I currently write songs for and play in the new musical combo Fosca. We’re in Wavelength studios in Chelsea next week to finish off tracks that will hopefully be released as an EP. The songs are “Girl Selfish”, “Action!”, “Leopard Of Lime Street”, and “Limbo”. I’m not sure which label they’re appear on: the aim is to record them first and find the right label later.

Our next gig is on Saturday December 27th, supporting Guernica at the club Blow Up, which takes place at The Wag at 35 Wardour Street, London W1.

We’re going to be onstage quite late, sometime after 11pm, which hopefully means I’ll be also able to catch Disco Pistol and Salad beforehand at their gig the same night. My little friend Charley plays guitar for Salad, but I’ve still yet to see her in concert with them. Having seen her tread the boards with Linus last week, I’m looking forward to seeing her cool, babyfaced androgyny onstage again. I’ve always maintained that I don’t have any real friends, more people who tolerate my presence. Or mistake me for someone else. But Charley’s one of these naturally friendly, gregarious creatures about town that is happy just to be with people, trading off each others personas alone rather than presenting the mercenary sheen of networking.

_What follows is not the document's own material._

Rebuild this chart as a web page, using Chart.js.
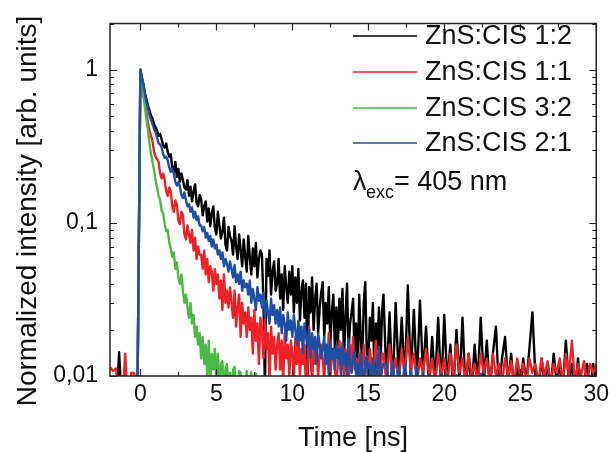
<!DOCTYPE html>
<html>
<head>
<meta charset="utf-8">
<script src="https://cdn.jsdelivr.net/npm/chart.js@4.4.0/dist/chart.umd.min.js"></script>
<style>
  html, body { margin: 0; padding: 0; background: #fff; }
  #wrap { width: 616px; height: 452px; }
</style>
</head>
<body>
<div id="wrap"><canvas id="decay" width="616" height="452"></canvas></div>
<script>
// time axis, ns: 0.2 ns bins before zero and after 16 ns, 0.1 ns in between
const times = [
  -2.0,-1.8,-1.6,-1.4,-1.2,-1.0,-0.8,-0.6,-0.4,-0.2,
  0.0,0.1,0.2,0.3,0.4,0.5,0.6,0.7,0.8,0.9,
  1.0,1.1,1.2,1.3,1.4,1.5,1.6,1.7,1.8,1.9,
  2.0,2.1,2.2,2.3,2.4,2.5,2.6,2.7,2.8,2.9,
  3.0,3.1,3.2,3.3,3.4,3.5,3.6,3.7,3.8,3.9,
  4.0,4.1,4.2,4.3,4.4,4.5,4.6,4.7,4.8,4.9,
  5.0,5.1,5.2,5.3,5.4,5.5,5.6,5.7,5.8,5.9,
  6.0,6.1,6.2,6.3,6.4,6.5,6.6,6.7,6.8,6.9,
  7.0,7.1,7.2,7.3,7.4,7.5,7.6,7.7,7.8,7.9,
  8.0,8.1,8.2,8.3,8.4,8.5,8.6,8.7,8.8,8.9,
  9.0,9.1,9.2,9.3,9.4,9.5,9.6,9.7,9.8,9.9,
  10.0,10.1,10.2,10.3,10.4,10.5,10.6,10.7,10.8,10.9,
  11.0,11.1,11.2,11.3,11.4,11.5,11.6,11.7,11.8,11.9,
  12.0,12.1,12.2,12.3,12.4,12.5,12.6,12.7,12.8,12.9,
  13.0,13.1,13.2,13.3,13.4,13.5,13.6,13.7,13.8,13.9,
  14.0,14.1,14.2,14.3,14.4,14.5,14.6,14.7,14.8,14.9,
  15.0,15.1,15.2,15.3,15.4,15.5,15.6,15.7,15.8,15.9,
  16.0,
  16.2,16.4,16.6,16.8,17.0,17.2,17.4,17.6,17.8,
  18.0,18.2,18.4,18.6,18.8,19.0,19.2,19.4,19.6,19.8,
  20.0,20.2,20.4,20.6,20.8,21.0,21.2,21.4,21.6,21.8,
  22.0,22.2,22.4,22.6,22.8,23.0,23.2,23.4,23.6,23.8,
  24.0,24.2,24.4,24.6,24.8,25.0,25.2,25.4,25.6,25.8,
  26.0,26.2,26.4,26.6,26.8,27.0,27.2,27.4,27.6,27.8,
  28.0,28.2,28.4,28.6,28.8,29.0,29.2,29.4,29.6,29.8,
  30.0
];

// ZnS:CIS 1:2
const cis12 = [
  0.006,0.006,0.006,0.0143,0.006,0.006,0.006,0.006,0.006,0.006,
  1.0,0.88,0.80,0.70,0.64,0.58,0.54,0.50,0.48,0.44,
  0.42,0.40,0.37,0.38,0.35,0.32,0.31,0.33,0.29,0.27,
  0.28,0.23,0.215,0.25,0.20,0.225,0.185,0.21,0.19,0.17,
  0.165,0.19,0.15,0.172,0.138,0.16,0.178,0.135,0.128,0.152,
  0.142,0.112,0.128,0.138,0.102,0.124,0.095,0.116,0.128,0.092,
  0.084,0.118,0.096,0.079,0.088,0.108,0.072,0.066,0.094,0.082,
  0.076,0.062,0.095,0.070,0.058,0.084,0.066,0.052,0.078,0.060,
  0.048,0.082,0.060,0.046,0.068,0.052,0.074,0.044,0.058,0.066,
  0.062,0.030,0.008,0.058,0.045,0.066,0.034,0.048,0.056,0.036,
  0.040,0.058,0.032,0.046,0.027,0.052,0.038,0.030,0.048,0.034,
  0.052,0.026,0.044,0.030,0.050,0.023,0.036,0.042,0.024,0.040,
  0.009,0.038,0.026,0.044,0.020,0.032,0.040,0.019,0.028,0.035,
  0.041,0.018,0.030,0.022,0.038,0.016,0.026,0.034,0.015,0.028,
  0.016,0.032,0.020,0.037,0.013,0.024,0.040,0.014,0.022,0.026,
  0.032,0.013,0.022,0.009,0.034,0.018,0.012,0.030,0.041,0.014,
  0.012,0.024,0.017,0.030,0.010,0.022,0.015,0.028,0.011,0.026,
  0.034,
  0.009,0.026,0.008,0.030,0.010,0.024,0.009,0.039,0.010,
  0.027,0.009,0.031,0.010,0.021,0.008,0.018,0.009,0.024,0.008,
  0.025,0.009,0.016,0.008,0.020,0.009,0.024,0.008,0.014,0.008,
  0.016,0.009,0.024,0.009,0.017,0.008,0.014,0.021,0.008,0.013,
  0.018,0.009,0.014,0.008,0.012,0.008,0.013,0.009,0.015,0.026,
  0.010,0.008,0.013,0.009,0.012,0.008,0.014,0.009,0.012,0.008,
  0.017,0.009,0.012,0.008,0.013,0.008,0.009,0.012,0.008,0.012,
  0.009
];

// ZnS:CIS 1:1
const cis11 = [
  0.0114,0.0108,0.0112,0.006,0.006,0.0140,0.006,0.0105,0.0104,0.006,
  1.0,0.82,0.68,0.60,0.53,0.45,0.40,0.37,0.34,0.29,
  0.27,0.26,0.25,0.21,0.195,0.21,0.19,0.16,0.15,0.17,
  0.160,0.128,0.118,0.140,0.132,0.104,0.098,0.118,0.112,0.084,
  0.078,0.096,0.084,0.074,0.090,0.066,0.080,0.058,0.070,0.062,
  0.062,0.050,0.066,0.046,0.058,0.041,0.052,0.048,0.036,0.050,
  0.040,0.046,0.032,0.042,0.027,0.046,0.030,0.036,0.028,0.038,
  0.030,0.024,0.036,0.021,0.028,0.034,0.018,0.030,0.022,0.026,
  0.018,0.028,0.020,0.024,0.014,0.027,0.017,0.022,0.012,0.024,
  0.020,0.013,0.024,0.015,0.019,0.009,0.021,0.014,0.018,0.011,
  0.016,0.019,0.011,0.017,0.009,0.019,0.013,0.016,0.010,0.017,
  0.014,0.009,0.018,0.012,0.019,0.010,0.015,0.012,0.016,0.008,
  0.011,0.021,0.013,0.009,0.016,0.012,0.015,0.010,0.014,0.016,
  0.013,0.009,0.016,0.012,0.019,0.010,0.013,0.015,0.011,0.009,
  0.012,0.017,0.011,0.014,0.010,0.015,0.012,0.009,0.016,0.012,
  0.018,0.011,0.013,0.010,0.014,0.009,0.012,0.016,0.010,0.013,
  0.010,0.015,0.012,0.009,0.013,0.017,0.010,0.012,0.009,0.014,
  0.014,
  0.009,0.016,0.010,0.013,0.009,0.015,0.010,0.018,0.011,
  0.014,0.009,0.013,0.0105,0.015,0.010,0.013,0.009,0.014,0.010,
  0.013,0.009,0.014,0.010,0.016,0.0105,0.013,0.009,0.014,0.010,
  0.012,0.009,0.014,0.0105,0.013,0.009,0.014,0.010,0.012,0.009,
  0.013,0.010,0.0125,0.009,0.013,0.010,0.012,0.009,0.013,0.0105,
  0.012,0.009,0.013,0.010,0.0125,0.009,0.012,0.0105,0.013,0.009,
  0.014,0.010,0.017,0.009,0.012,0.010,0.0125,0.009,0.012,0.0105,
  0.012
];

// ZnS:CIS 3:2 (under the axis after ~8 ns)
const cis32 = [
  0.006,0.006,0.006,0.006,0.006,0.006,0.006,0.006,0.006,0.006,
  1.0,0.82,0.70,0.57,0.47,0.40,0.33,0.28,0.25,0.22,
  0.19,0.17,0.15,0.14,0.12,0.115,0.098,0.088,0.090,0.074,
  0.068,0.060,0.064,0.050,0.055,0.044,0.040,0.046,0.036,0.030,
  0.034,0.028,0.024,0.030,0.022,0.025,0.018,0.021,0.016,0.019,
  0.013,0.018,0.012,0.016,0.010,0.017,0.009,0.014,0.011,0.015,
  0.009,0.014,0.008,0.012,0.0125,0.007,0.011,0.012,0.008,0.0105,
  0.007,0.011,0.0115,0.007,0.007,0.0108,0.0105,0.006,0.006,0.007,
  0.0108,0.007,0.006,0.0106,0.007,0.006,0.0104,0.006,0.006
];

// ZnS:CIS 2:1
const cis21 = [
  0.006,0.006,0.006,0.006,0.006,0.006,0.006,0.006,0.006,0.006,
  1.0,0.89,0.79,0.69,0.61,0.56,0.51,0.47,0.44,0.41,
  0.39,0.36,0.33,0.325,0.31,0.28,0.265,0.27,0.255,0.23,
  0.215,0.225,0.21,0.185,0.175,0.185,0.172,0.152,0.145,0.158,
  0.140,0.128,0.132,0.118,0.126,0.108,0.118,0.104,0.110,0.096,
  0.096,0.088,0.094,0.080,0.086,0.076,0.082,0.070,0.078,0.068,
  0.072,0.062,0.066,0.058,0.064,0.052,0.058,0.054,0.048,0.056,
  0.050,0.044,0.053,0.041,0.046,0.040,0.048,0.036,0.042,0.038,
  0.040,0.034,0.042,0.030,0.037,0.032,0.027,0.038,0.031,0.034,
  0.028,0.035,0.024,0.031,0.026,0.022,0.032,0.025,0.029,0.022,
  0.027,0.021,0.028,0.019,0.025,0.022,0.017,0.026,0.020,0.023,
  0.018,0.025,0.020,0.016,0.023,0.017,0.021,0.014,0.022,0.018,
  0.016,0.020,0.013,0.019,0.015,0.018,0.012,0.019,0.016,0.013,
  0.015,0.018,0.012,0.016,0.010,0.017,0.013,0.015,0.011,0.016,
  0.013,0.015,0.010,0.0165,0.012,0.014,0.009,0.0175,0.012,0.0105,
  0.013,0.0145,0.010,0.012,0.009,0.014,0.011,0.009,0.0125,0.0135,
  0.010,0.012,0.008,0.013,0.011,0.009,0.012,0.0155,0.009,0.011,
  0.012,
  0.012,0.008,0.0125,0.008,0.0115,0.008,0.012,0.008,0.011,
  0.008,0.0115,0.008,0.0105,0.008,0.0102,0.008,0.010,0.008,0.0103,
  0.008,0.0102,0.008,0.009,0.0101,0.008,0.009,0.008,0.0095,0.008,
  0.009,0.008,0.0103,0.008,0.009,0.008,0.0095,0.008,0.0104,0.008,
  0.009,0.008,0.0092,0.008,0.009,0.008,0.0092,0.008,0.009,0.008,
  0.0102,0.008,0.009,0.008,0.009,0.008,0.009,0.008,0.009,0.008,
  0.009,0.008,0.009,0.008,0.009,0.008,0.009,0.008,0.009,0.008,
  0.009
];

const seriesNames = ["ZnS:CIS 1:2", "ZnS:CIS 1:1", "ZnS:CIS 3:2", "ZnS:CIS 2:1"];
const seriesColors = ["#000000", "#ec2227", "#4cb847", "#1d4fa4"];
const seriesValues = [cis12, cis11, cis32, cis21];
const drawOrder = [4, 3, 2, 1]; // 2:1 on top, 1:2 at the back

const xTicks = [0, 5, 10, 15, 20, 25, 30];
const xMinor = [2.5, 7.5, 12.5, 17.5, 22.5, 27.5];
const yTicks = [0.01, 0.1, 1];
const yTickLabels = ["0,01", "0,1", "1"];
const yMinor = [0.02,0.03,0.04,0.05,0.06,0.07,0.08,0.09,0.2,0.3,0.4,0.5,0.6,0.7,0.8,0.9,2];

const FONT = '"Liberation Sans", Arial, Helvetica, sans-serif';
Chart.defaults.font.family = FONT;
Chart.defaults.color = "#111";

// frame, inward ticks, axis titles and legend
const decor = {
  id: "decor",
  afterDatasetsDraw(chart){
    const {ctx, chartArea: a, scales: {x, y}} = chart;
    ctx.save();
    ctx.strokeStyle = "#222";
    ctx.lineWidth = 1.5;
    ctx.strokeRect(a.left, a.top, a.right - a.left, a.bottom - a.top);
    ctx.beginPath();
    const xt = (v, len) => {
      const p = Math.round(x.getPixelForValue(v)) + 0.5;
      ctx.moveTo(p, a.bottom); ctx.lineTo(p, a.bottom - len);
      ctx.moveTo(p, a.top); ctx.lineTo(p, a.top + len);
    };
    const yt = (v, len) => {
      const p = Math.round(y.getPixelForValue(v)) + 0.5;
      ctx.moveTo(a.left, p); ctx.lineTo(a.left + len, p);
      ctx.moveTo(a.right, p); ctx.lineTo(a.right - len, p);
    };
    xTicks.forEach(v => xt(v, 7));
    xMinor.forEach(v => xt(v, 4));
    yTicks.forEach(v => yt(v, 7));
    yMinor.forEach(v => yt(v, 4));
    ctx.lineWidth = 1.2;
    ctx.stroke();

    // axis titles
    ctx.fillStyle = "#111";
    ctx.font = "27px " + FONT;
    ctx.textAlign = "center";
    ctx.textBaseline = "alphabetic";
    ctx.fillText("Time [ns]", (a.left + a.right) / 2, 446);
    ctx.save();
    ctx.translate(36, 211);
    ctx.rotate(-Math.PI / 2);
    ctx.font = "28px " + FONT;
    ctx.fillText("Normalized intensity [arb. units]", 0, 0);
    ctx.restore();

    // legend
    ctx.textAlign = "left";
    ctx.textBaseline = "middle";
    ctx.font = "27px " + FONT;
    const rows = [36, 72, 108, 143];
    seriesNames.forEach((n, i) => {
      ctx.strokeStyle = seriesColors[i];
      ctx.lineWidth = 1.6;
      ctx.beginPath();
      ctx.moveTo(353, rows[i]); ctx.lineTo(417, rows[i]);
      ctx.stroke();
      ctx.fillText(n, 425, rows[i] + 1);
    });
    ctx.textBaseline = "alphabetic";
    ctx.fillText("\u03bb", 353, 190);
    ctx.font = "18px " + FONT;
    ctx.fillText("exc", 366, 198);
    ctx.font = "27px " + FONT;
    ctx.fillText("= 405 nm", 394, 190);
    ctx.restore();
  }
};

const datasets = seriesValues.map((vals, i) => ({
  label: seriesNames[i],
  data: vals.map((v, k) => ({x: times[k], y: v})),
  borderColor: seriesColors[i],
  backgroundColor: seriesColors[i],
  borderWidth: 2.4,
  borderJoinStyle: "round",
  pointRadius: 0,
  tension: 0,
  order: drawOrder[i]
}));

new Chart(document.getElementById("decay").getContext("2d"), {
  type: "line",
  data: {datasets},
  options: {
    responsive: false,
    animation: false,
    layout: {padding: {top: 12, right: 14, left: 0, bottom: 0}},
    plugins: {legend: {display: false}, tooltip: {enabled: false}},
    scales: {
      x: {
        type: "linear", min: -2, max: 30,
        grid: {display: false, drawTicks: false},
        border: {display: false},
        ticks: {font: {size: 23, lineHeight: 1}, padding: 7, maxRotation: 0, autoSkip: false, color: "#111"},
        afterBuildTicks: s => { s.ticks = xTicks.map(v => ({value: v})); },
        afterFit: s => { s.height = 76; }
      },
      y: {
        type: "logarithmic", min: 0.01, max: 2,
        grid: {display: false, drawTicks: false},
        border: {display: false},
        ticks: {font: {size: 23, lineHeight: 1}, padding: 12, color: "#111",
          callback: (v, i) => yTickLabels[i]},
        afterBuildTicks: s => { s.ticks = yTicks.map(v => ({value: v})); },
        afterFit: s => { s.width = 110; }
      }
    }
  },
  plugins: [decor]
});
</script>
</body>
</html>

It IS possible to be friendly in London and mean it, you just have to look a little harder.

There are four people in Fosca: David, Sav, Pete, and myself. I hope to get them to write a little about themselves for “6”, so you’ll have a less one-sided view of the group. There is, however, an unofficial homepage set up by Kate Dornan here, so do take a look at that too. I’m looking forward to others taking hold of the non-creative reigns as soon as possible. Although I have a publishing deal with Geoff Travis’s imprint of Polygram Island, Trade Publishing, I badly need management. I so hate organising things myself. The aspect I most like about Fosca is playing onstage, but at the moment my sifling passivity and fear of phoning people means that we only play gigs when we’re invited. Roll on the manager, and roll on touring everywhere forever. I’m rarely happy doing anything else.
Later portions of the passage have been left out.